Cambalache, a Chicano-Jarocho group based in East Los Angeles.

“What I love about the NCLR is that it is all-inclusive,” Ramirez said.

“When I look out and see the people who are involved with the NCLR, I

see a lot of different faces, I see a lot of people with lives, experiences,

backgrounds, cultures and colors, and I want to see more of that. They

help hundreds of individuals with their work in immigration and their

work with LGBTQ youth, and I’m very interested in all of these

intersections between all of these communities, for obvious reasons,

because a lot of these communities resonate with me.”

Longtime NCLR Executive Director Kate Kendell, who has been at the

nonprofit for 21 years and headed it for 20, said that the fundraiser was

focused on elevating the voices of lesbians of color and gay men of

color within the organization.

“This is really is Ramirez’s vision,” Kendell said, “to come together and

do an event to benefit LGBT people of color within LGBT

organizations, in this case NCLR.”

According to Kendell there was no specific financial goal for the

fundraising event.

“We really didn’t set a financial goal,” she said. “The goal is for people

to be better connected with the organization. Particularly for men and

women of color to see the work of NCLR as being work that is focused

on the LGBT community, but with a racial justice analysis and framing,

and to have people commit at whatever level they can to support that

work.” A spokesman said the event raised $11,000.
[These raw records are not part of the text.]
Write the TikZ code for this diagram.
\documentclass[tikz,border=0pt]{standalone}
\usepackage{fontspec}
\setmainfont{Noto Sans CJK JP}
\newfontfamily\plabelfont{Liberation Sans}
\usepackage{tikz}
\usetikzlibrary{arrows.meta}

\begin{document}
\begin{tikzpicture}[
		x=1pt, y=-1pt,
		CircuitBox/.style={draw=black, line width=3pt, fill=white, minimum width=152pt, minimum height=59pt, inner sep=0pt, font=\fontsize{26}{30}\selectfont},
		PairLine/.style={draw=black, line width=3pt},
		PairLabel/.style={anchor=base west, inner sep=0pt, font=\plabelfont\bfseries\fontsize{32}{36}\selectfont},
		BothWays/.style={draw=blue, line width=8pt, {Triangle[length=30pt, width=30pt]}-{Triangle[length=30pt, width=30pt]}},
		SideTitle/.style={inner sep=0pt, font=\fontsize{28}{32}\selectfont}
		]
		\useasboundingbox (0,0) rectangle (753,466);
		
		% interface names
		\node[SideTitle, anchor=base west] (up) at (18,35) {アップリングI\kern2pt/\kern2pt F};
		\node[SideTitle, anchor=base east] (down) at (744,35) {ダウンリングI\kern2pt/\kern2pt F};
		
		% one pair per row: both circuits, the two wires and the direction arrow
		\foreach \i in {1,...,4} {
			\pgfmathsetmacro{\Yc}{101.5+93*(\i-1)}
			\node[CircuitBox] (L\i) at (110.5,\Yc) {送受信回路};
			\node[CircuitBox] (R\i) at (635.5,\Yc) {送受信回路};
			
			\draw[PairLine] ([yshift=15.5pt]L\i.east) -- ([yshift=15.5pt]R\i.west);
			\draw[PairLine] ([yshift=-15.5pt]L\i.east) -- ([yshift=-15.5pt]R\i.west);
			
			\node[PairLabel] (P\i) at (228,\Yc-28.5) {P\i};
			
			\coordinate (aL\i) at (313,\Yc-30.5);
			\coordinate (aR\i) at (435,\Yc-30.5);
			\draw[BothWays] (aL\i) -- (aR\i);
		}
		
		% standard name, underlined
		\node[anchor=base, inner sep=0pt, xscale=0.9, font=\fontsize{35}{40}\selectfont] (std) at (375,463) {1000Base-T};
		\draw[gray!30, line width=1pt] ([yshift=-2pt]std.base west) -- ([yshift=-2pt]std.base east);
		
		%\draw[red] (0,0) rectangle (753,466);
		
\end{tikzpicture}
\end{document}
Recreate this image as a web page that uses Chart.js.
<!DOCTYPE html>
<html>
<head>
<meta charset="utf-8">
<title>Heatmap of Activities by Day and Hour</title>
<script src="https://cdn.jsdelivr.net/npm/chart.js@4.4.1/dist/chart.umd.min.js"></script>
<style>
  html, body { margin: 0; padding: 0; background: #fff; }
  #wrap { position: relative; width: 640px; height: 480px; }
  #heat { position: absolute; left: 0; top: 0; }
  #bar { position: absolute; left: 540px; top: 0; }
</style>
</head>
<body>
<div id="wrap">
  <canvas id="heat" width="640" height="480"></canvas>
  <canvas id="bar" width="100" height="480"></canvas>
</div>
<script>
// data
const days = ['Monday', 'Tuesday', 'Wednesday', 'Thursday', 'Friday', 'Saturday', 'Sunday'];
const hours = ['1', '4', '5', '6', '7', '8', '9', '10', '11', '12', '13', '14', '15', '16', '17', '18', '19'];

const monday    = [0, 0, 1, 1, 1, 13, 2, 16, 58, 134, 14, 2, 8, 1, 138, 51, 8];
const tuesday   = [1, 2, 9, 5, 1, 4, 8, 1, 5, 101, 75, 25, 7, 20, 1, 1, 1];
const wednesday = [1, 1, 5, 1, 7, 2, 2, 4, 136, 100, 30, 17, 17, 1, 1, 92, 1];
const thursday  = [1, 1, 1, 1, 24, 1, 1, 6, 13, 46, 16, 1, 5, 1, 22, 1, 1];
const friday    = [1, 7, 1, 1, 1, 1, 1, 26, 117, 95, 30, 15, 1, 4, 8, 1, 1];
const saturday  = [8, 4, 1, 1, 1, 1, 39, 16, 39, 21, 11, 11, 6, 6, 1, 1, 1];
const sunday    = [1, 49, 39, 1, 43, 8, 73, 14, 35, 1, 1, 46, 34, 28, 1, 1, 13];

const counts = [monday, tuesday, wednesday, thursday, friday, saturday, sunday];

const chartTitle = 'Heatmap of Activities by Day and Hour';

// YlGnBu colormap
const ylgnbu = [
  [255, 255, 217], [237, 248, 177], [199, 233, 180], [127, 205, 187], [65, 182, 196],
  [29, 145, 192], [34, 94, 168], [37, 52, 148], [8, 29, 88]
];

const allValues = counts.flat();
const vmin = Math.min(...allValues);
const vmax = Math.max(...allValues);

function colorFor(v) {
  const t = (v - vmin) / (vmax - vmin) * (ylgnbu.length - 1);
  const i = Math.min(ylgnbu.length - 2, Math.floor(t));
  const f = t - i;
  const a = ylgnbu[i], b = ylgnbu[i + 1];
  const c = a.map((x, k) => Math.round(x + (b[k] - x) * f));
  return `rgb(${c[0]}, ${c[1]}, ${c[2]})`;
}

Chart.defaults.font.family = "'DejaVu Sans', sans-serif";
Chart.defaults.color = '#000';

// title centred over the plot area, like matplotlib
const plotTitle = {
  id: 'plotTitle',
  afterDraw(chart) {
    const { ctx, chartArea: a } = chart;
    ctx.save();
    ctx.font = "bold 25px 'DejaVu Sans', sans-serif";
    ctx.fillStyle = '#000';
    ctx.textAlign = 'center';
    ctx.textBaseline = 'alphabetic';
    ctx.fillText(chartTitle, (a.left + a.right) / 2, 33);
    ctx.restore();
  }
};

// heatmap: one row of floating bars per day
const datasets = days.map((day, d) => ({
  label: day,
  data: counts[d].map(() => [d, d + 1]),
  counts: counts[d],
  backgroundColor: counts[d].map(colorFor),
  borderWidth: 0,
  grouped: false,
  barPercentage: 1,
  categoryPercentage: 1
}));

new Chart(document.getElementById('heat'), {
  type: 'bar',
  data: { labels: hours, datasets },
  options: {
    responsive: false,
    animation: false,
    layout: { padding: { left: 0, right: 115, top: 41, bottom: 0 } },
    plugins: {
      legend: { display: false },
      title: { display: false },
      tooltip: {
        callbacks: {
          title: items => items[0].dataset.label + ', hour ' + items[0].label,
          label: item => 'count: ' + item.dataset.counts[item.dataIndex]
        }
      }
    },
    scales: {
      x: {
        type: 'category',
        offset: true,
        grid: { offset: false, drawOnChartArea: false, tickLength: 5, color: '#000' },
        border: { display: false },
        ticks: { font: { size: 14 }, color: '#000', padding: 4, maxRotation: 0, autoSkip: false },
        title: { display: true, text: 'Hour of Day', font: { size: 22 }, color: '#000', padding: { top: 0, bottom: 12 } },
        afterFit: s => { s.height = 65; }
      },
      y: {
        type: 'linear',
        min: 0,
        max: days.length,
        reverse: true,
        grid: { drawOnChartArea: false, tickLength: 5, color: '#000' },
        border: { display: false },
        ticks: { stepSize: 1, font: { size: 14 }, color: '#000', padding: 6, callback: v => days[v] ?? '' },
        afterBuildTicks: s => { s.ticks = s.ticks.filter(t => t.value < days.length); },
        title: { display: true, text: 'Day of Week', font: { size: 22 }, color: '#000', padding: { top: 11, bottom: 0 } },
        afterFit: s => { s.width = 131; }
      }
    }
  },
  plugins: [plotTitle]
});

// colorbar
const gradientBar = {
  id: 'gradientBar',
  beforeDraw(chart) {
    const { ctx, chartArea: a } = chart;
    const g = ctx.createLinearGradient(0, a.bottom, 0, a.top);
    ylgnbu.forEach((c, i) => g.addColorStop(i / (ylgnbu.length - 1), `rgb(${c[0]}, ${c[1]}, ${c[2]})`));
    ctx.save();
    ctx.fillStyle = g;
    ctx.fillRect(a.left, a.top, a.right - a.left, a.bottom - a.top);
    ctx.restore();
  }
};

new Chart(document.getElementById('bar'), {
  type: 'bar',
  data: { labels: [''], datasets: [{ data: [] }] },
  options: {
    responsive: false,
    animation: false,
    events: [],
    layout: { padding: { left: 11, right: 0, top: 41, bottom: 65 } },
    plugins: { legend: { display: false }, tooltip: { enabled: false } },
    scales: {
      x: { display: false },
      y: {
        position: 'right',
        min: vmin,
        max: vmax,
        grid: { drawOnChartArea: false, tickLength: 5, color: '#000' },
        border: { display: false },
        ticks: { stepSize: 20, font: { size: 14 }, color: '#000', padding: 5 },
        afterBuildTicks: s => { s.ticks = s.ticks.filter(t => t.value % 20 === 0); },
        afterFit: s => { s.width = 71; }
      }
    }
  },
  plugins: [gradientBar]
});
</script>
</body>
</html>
NCLR Executive Director Kate Kendell
NCLR Executive Director Kate Kendell

Kendell said that the most challenging issue is one that has been a

constant, which is families rejecting their own kids for being gay.
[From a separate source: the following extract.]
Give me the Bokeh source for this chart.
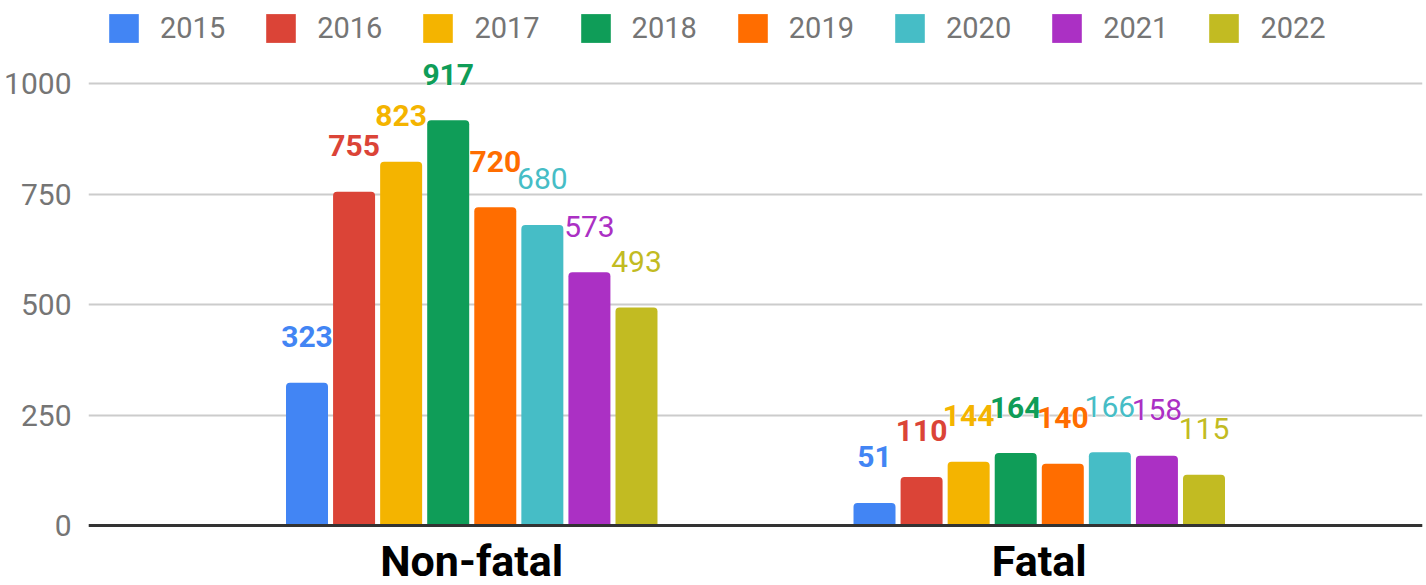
from bokeh.plotting import figure
from bokeh.models import FactorRange, Range1d, ColumnDataSource, Legend, LegendItem, FixedTicker, Span
from bokeh.transform import dodge
from bokeh.embed import file_html
from bokeh.resources import INLINE
from bokeh.core.properties import value

categories = ["Non-fatal", "Fatal"]
years = ["2015", "2016", "2017", "2018", "2019", "2020", "2021", "2022"]
values = {
    "2015": [323, 51],
    "2016": [755, 110],
    "2017": [823, 144],
    "2018": [917, 164],
    "2019": [720, 140],
    "2020": [680, 166],
    "2021": [573, 158],
    "2022": [493, 115],
}
colors = ["#4285F4", "#DB4437", "#F4B400", "#0F9D58", "#FF6D00", "#46BDC6", "#AB30C4", "#C2BB22"]
label_styles = ["bold", "bold", "bold", "bold", "bold", "normal", "normal", "normal"]
y_ticks = [0, 250, 500, 750, 1000]

FONT = "Roboto"

# frame spans window y 0..585; value 0 at y=525, 1000 at y=83
p = figure(
    width=1426, height=585,
    x_range=FactorRange(factors=categories, range_padding=0.1753, range_padding_units="absolute"),
    y_range=Range1d(-135.7, 1187.8),
    output_backend="svg", toolbar_location=None,
    min_border_left=88, min_border_right=4, min_border_top=0, min_border_bottom=0,
)
p.outline_line_color = None
p.background_fill_color = "white"

p.xaxis.visible = False
p.xgrid.grid_line_color = None
p.ygrid.grid_line_color = "#cccccc"
p.ygrid.grid_line_width = 2
p.yaxis.ticker = FixedTicker(ticks=y_ticks)
p.yaxis.axis_line_color = None
p.yaxis.major_tick_line_color = None
p.yaxis.minor_tick_line_color = None
p.yaxis.major_label_text_font = FONT
p.yaxis.major_label_text_font_size = "30px"
p.yaxis.major_label_text_color = "#757575"
p.yaxis.major_label_standoff = 11

bar_w = 0.074
step = 0.08294
items = []
for i, yr in enumerate(years):
    src = ColumnDataSource(dict(x=categories, y=values[yr], t=[str(v) for v in values[yr]]))
    off = (i - 3.5) * step
    r = p.vbar(x=dodge("x", off, range=p.x_range), top="y", width=bar_w, source=src,
               fill_color=colors[i], line_color=None, border_radius=(4, 4, 0, 0))
    items.append(LegendItem(label=yr, renderers=[r]))

for i, yr in enumerate(years):
    src = ColumnDataSource(dict(x=categories, y=values[yr], t=[str(v) for v in values[yr]]))
    off = (i - 3.5) * step
    # white halo
    p.text(x=dodge("x", off, range=p.x_range), y="y", text="t", source=src,
           text_color="white", text_font=value(FONT), text_font_size="30px",
           text_font_style=label_styles[i], text_align="center", text_baseline="middle",
           y_offset=-46, text_outline_color="white")
    p.text(x=dodge("x", off, range=p.x_range), y="y", text="t", source=src,
           text_color=colors[i], text_font=value(FONT), text_font_size="30px",
           text_font_style=label_styles[i], text_align="center", text_baseline="middle",
           y_offset=-46)

baseline = Span(location=0, dimension="width", line_color="#333333", line_width=3)
p.add_layout(baseline)

cat_src = ColumnDataSource(dict(x=categories, y=[0, 0]))
p.text(x="x", y="y", text="x", source=cat_src, text_color="#000000",
       text_font=value(FONT), text_font_size="43px", text_font_style="bold",
       text_align="center", text_baseline="middle", y_offset=35)

legend = Legend(items=items, orientation="horizontal", location=(17, 539),
                glyph_width=37, glyph_height=36, label_standoff=18, spacing=37,
                label_text_font=FONT, label_text_font_size="29px", label_text_color="#757575",
                background_fill_alpha=0, border_line_color=None, margin=0, padding=0)
p.add_layout(legend, "center")

open("out.html", "w").write(file_html(p, INLINE))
“Being rejected by families is such a common experience, no matter

what is your ethnicity,” Kendell said. “By empowering LGBT people to feel good about themselves, ending shame, ending

stigma, and really making folks be responsible for their own future, regardless of family rejection, you can set yourself on a path

where you can be the agent of your own destiny.”

Kendell acknowledged that it is hard to overcome family rejection.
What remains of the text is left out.